How to Care for Tourmaline Jewelry
Tourmaline ranks 7 to 7.5 on the Mohs scale. Its toughness is considered Fair. Tourmaline is generally stable to light and isn’t affected by exposure to chemicals, but heat can damage a tourmaline. High heat can alter the color, and sudden temperature change (thermal shock) can cause fracturing. For these reasons, we recommend warm, soapy water for cleaning tourmaline. The use of ultrasonic and steam cleaners is NOT recommended. If you’re worried about the proper cleaning of your tourmaline, keep in mind that Bremer Jewelry will clean it safely for FREE!
What is Opal?
Opal is the product of seasonal rains that drenched dry ground in regions such as Australia’s semi-desert “outback.” The showers soaked deep into ancient underground rock, carrying dissolved silica (a compound of silicon and oxygen) downward. During dry periods, much of the water evaporated, leaving solid deposits of silica in the cracks and between the layers of underground sedimentary rock. The silica deposits formed opal. Source: www.gia.edu
Where is Opal found?
They are found in Australia, Ethiopia, Mexico, Brazil and other locales. Australia’s mines began to produce opals commercially in the 1890s, it quickly became the world’s primary source for this October birthstone.

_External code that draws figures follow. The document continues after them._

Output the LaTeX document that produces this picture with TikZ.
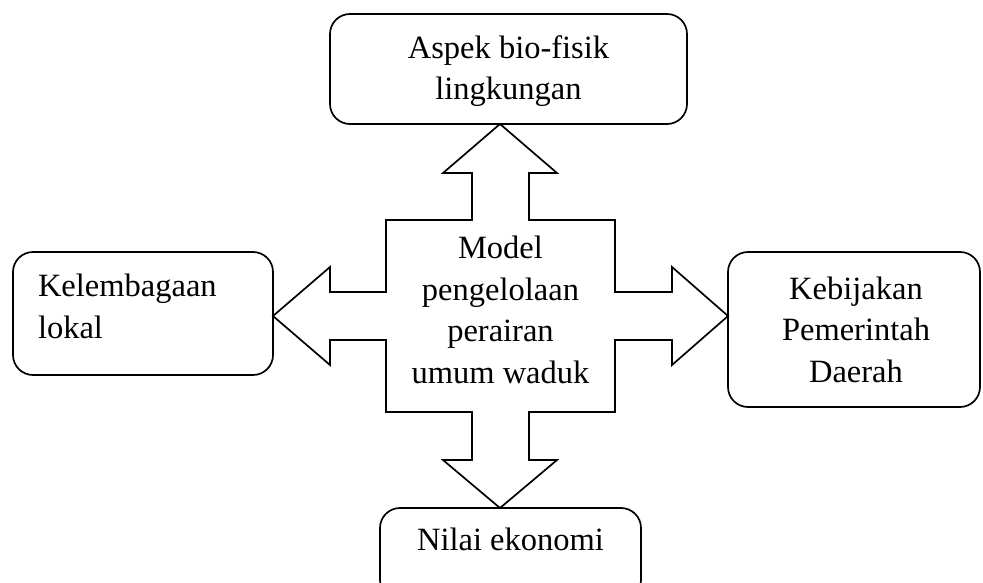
\documentclass[tikz,border=0pt]{standalone}
\usepackage{fontspec}
\setmainfont{Liberation Serif}
\begin{document}
\begin{tikzpicture}[x=1pt,y=-1pt,
  box/.style={draw, line width=1.7pt, rounded corners=20pt, outer sep=0pt, inner sep=0pt},
  lbl/.style={font=\fontsize{32.5}{41.5}\selectfont, inner sep=0pt, outer sep=0pt},
  blockarrow/.style={draw, line width=1.7pt, fill=white, line join=miter}]
\useasboundingbox (0,0) rectangle (983,583);
% boxes
\node[box, minimum width=357pt, minimum height=110pt] (top) at (508.5,69) {};
\node[box, minimum width=260pt, minimum height=123pt] (left) at (143,313.5) {};
\node[box, minimum width=252pt, minimum height=155pt] (right) at (854,329.5) {};
\node[box, minimum width=261pt, minimum height=92pt] (bottom) at (510.5,554) {};
% four-way block arrow
\draw[blockarrow] (500,124) -- (557,173) -- (529,173) -- (529,220) -- (615,220) -- (615,292)
  -- (672,292) -- (672,267) -- (728,316) -- (672,365) -- (672,340) -- (615,340) -- (615,412)
  -- (529,412) -- (529,460) -- (557,460) -- (500,508) -- (443,460) -- (472,460) -- (472,412)
  -- (386,412) -- (386,340) -- (330,340) -- (330,365) -- (273,316) -- (330,267) -- (330,292)
  -- (386,292) -- (386,220) -- (472,220) -- (472,173) -- (443,173) -- cycle;
% labels (base anchor = baseline of the last line)
\node[lbl, align=center, anchor=base] (toptext) at (508.5,100) {Aspek bio-fisik\\lingkungan};
\node[lbl, align=left, anchor=base west] (lefttext) at (38,338) {Kelembagaan\\lokal};
\node[lbl, align=center, anchor=base] (righttext) at (856,382) {Kebijakan\\Pemerintah\\Daerah};
\node[lbl, align=center, anchor=base] (bottomtext) at (510.5,550) {Nilai ekonomi};
\node[lbl, align=center, anchor=base] (hub) at (500.5,383) {Model\\pengelolaan\\perairan\\umum waduk};
\end{tikzpicture}
\end{document}
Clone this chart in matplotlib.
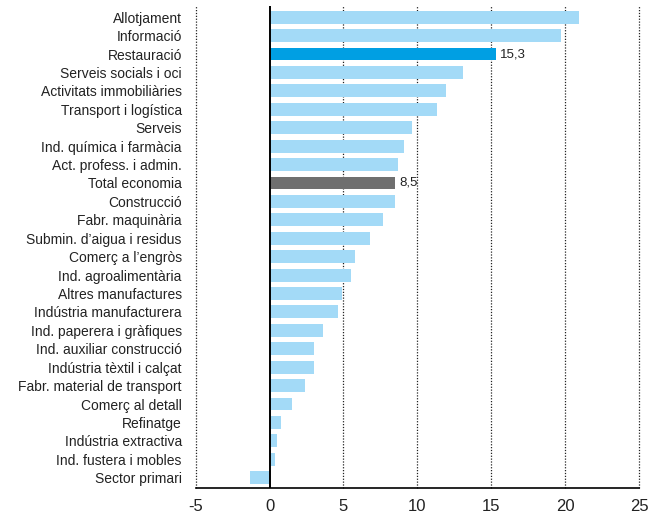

Because opal has the colors of other gems, the Romans thought it was the most precious and powerful of all. The Bedouins believed that opals contained lightning and fell from the sky during thunderstorms. Many cultures have credited opal with supernatural origins and powers. The ancient Greeks believed opals gave their owners the gift of prophecy and guarded them from disease. Europeans have long considered the gem a symbol of hope, purity, and truth. Source: www.gia.edu
How to Buy Opal
Individual opals can vary widely in appearance and quality. As diverse as snowflakes or fingerprints, each gem can differ noticeably. While there is no ‘formula’ for figuring out the value of an opal, there are some factors that will play a major role: play of color, clarity, cut, and carat weight.
Opal displays background color in addition to Play-of-Color. Background color (also called bodycolor) is caused by the suspension of tiny impurities within opal’s silica spheres. These hues can range across the spectrum and may include one, two, or three colors, or all the colors of the rainbow. In general, connoisseurs prefer large, closely arranged patches of color over tiny, scattered dots. As with any play-of-color, no matter what the pattern, colors must be bright for the stone to be valuable. In addition to the arrangement and shape of the play-of-color patches, you should pay attention to “extinction”, or “dead spots,” when evaluating an opal. A dead spot is an area of the gem in which no play-of-color appears and only background color is visible. Dead spots detract from opal value, especially if there are several of them.
Clarity is the degree of transparency and freedom from inclusions. An opal’s clarity can range all the way from completely transparent to opaque. Experts prize different levels of clarity for different opal types. Inclusions and potch lines and are not to be confused with cracks. A crack line reflects light and greatly devalues an Opal.
An opal’s Cut will maximize its color, pattern, and clarity. Therefore, you will find that many exceptional opals might not be cut to standard sizes and shapes. Domed surfaces often give the best play-of-color.
Another important note: Buying opal in person is preferable to buying online. Why? Because opals are notoriously difficult to photograph, sellers may enhance their pictures to make a stone look better, often altering the opal’s true play of color. With an opal, you really should see it to believe it!
How to Care for Opal Jewelry
Opal hardness is variable depending on its exact composition and formation conditions, and ranges from 5 to 6.5 on the Mohs scale. Its toughness is very poor to fair, making opal a gem that is suitable for jewelry, but perhaps not for pieces that can receive heavy or frequent wear like bracelets and engagement rings (see our post on the 4 Most Popular Engagement Gemstones). High heat or sudden temperature changes can also cause opal to fracture. The only safe way to clean opal is with warm, soapy water. As always, remember that Bremer Jewelry will clean your opal jewelry safely for FREE!